◆ Given task
Select every line below containing the word "image".

◆ Given entries
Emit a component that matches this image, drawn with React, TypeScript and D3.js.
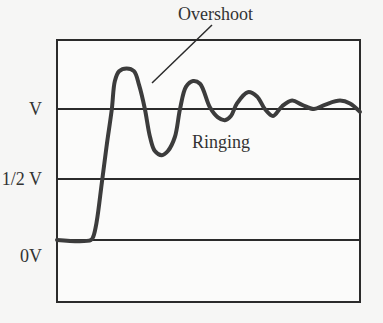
import React from "react";
import * as d3 from "d3";

// time (arbitrary units, 0..100 across the box) and voltage (fraction of V)
const times = [0, 11.2, 12.0, 13.1, 14.8, 16.4, 18.1, 19.1, 20.5, 23.0, 25.4, 27.1, 29.0, 30.7, 32.3, 34.6, 36.6, 38.9, 40.6, 42.6, 44.9, 47.2, 50.5, 53.1, 55.4, 57.4, 59.4, 63.0, 66.0, 68.6, 71.3, 74.3, 77.6, 80.9, 84.8, 88.4, 93.4, 96.7, 100];
const volts = [0, 0, 0.03, 0.15, 0.47, 0.74, 1.0, 1.2, 1.27, 1.29, 1.27, 1.17, 1.0, 0.8, 0.7, 0.67, 0.7, 0.8, 1.0, 1.16, 1.2, 1.18, 1.01, 0.94, 0.92, 0.95, 1.04, 1.12, 1.09, 1.0, 0.95, 1.02, 1.06, 1.03, 1.0, 1.03, 1.06, 1.04, 0.98];

const levelValues = [0, 0.5, 1];
const levelLabels = ["0V", "1/2 V", "V"];

const annotations = ["Overshoot", "Ringing"];

export default function App() {
  const W = 383, H = 323;
  const left = 57, right = 360, top = 40, bottom = 302;
  const x = d3.scaleLinear().domain([0, 100]).range([left, right]);
  const y = d3.scaleLinear().domain([0, 0.5, 1]).range([240, 179, 109]);

  const pts: [number, number][] = times.map((t, i) => [t, volts[i]]);
  const line = d3
    .line<[number, number]>()
    .x((d) => x(d[0]))
    .y((d) => y(d[1]))
    .curve(d3.curveCatmullRom.alpha(0.5));

  const font = "'Liberation Serif', 'DejaVu Serif', serif";
  const ink = "#2b2b2b";

  return (
    <svg
      width={W}
      height={H}
      style={{ position: "absolute", left: 0, top: 0, background: "#f6f6f5" }}
    >
      <rect x={0} y={0} width={W} height={H} fill="#f6f6f5" />
      <rect
        x={left}
        y={top}
        width={right - left}
        height={bottom - top}
        fill="#fbfbfa"
        stroke={ink}
        strokeWidth={2}
      />
      {levelValues.map((v, i) => (
        <g key={i}>
          <line
            x1={left}
            x2={right}
            y1={y(v)}
            y2={y(v)}
            stroke={ink}
            strokeWidth={2}
          />
          <text
            x={42}
            y={y(v) + (i === 0 ? 22 : 6)}
            textAnchor="end"
            fontFamily={font}
            fontSize={18}
            fill="#333"
          >
            {levelLabels[i]}
          </text>
        </g>
      ))}
      <path
        d={line(pts) || ""}
        fill="none"
        stroke="#3c3c3c"
        strokeWidth={4}
        strokeLinejoin="round"
        strokeLinecap="round"
      />
      <line x1={212} y1={25} x2={152} y2={83} stroke={ink} strokeWidth={1.5} />
      <text x={178} y={20} fontFamily={font} fontSize={18} fill="#333">
        {annotations[0]}
      </text>
      <text x={192} y={148} fontFamily={font} fontSize={18} fill="#333">
        {annotations[1]}
      </text>
    </svg>
  );
}
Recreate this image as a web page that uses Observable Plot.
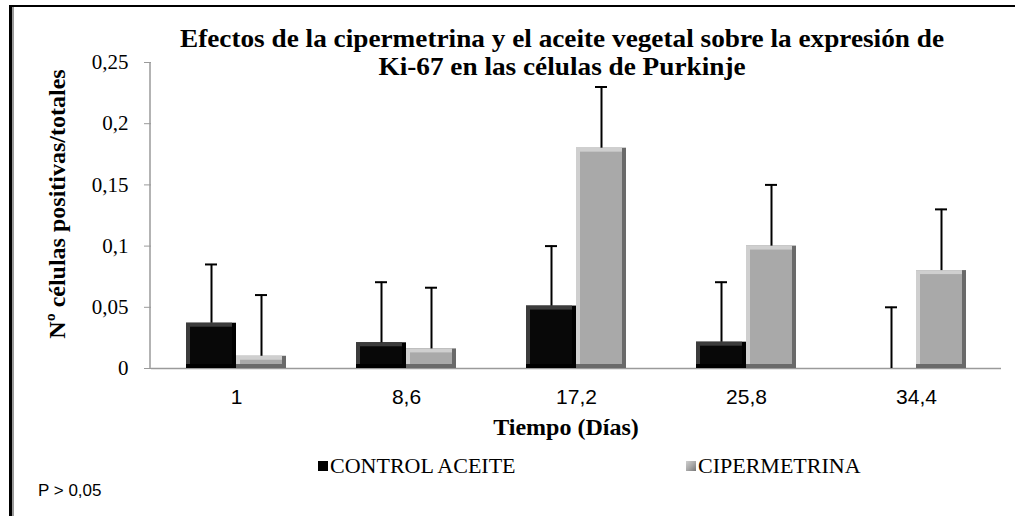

◆ Result of the exercise
Emit a component that matches this image, drawn with React, TypeScript and D3.js.
Recreate this image as a web page that uses Observable Plot.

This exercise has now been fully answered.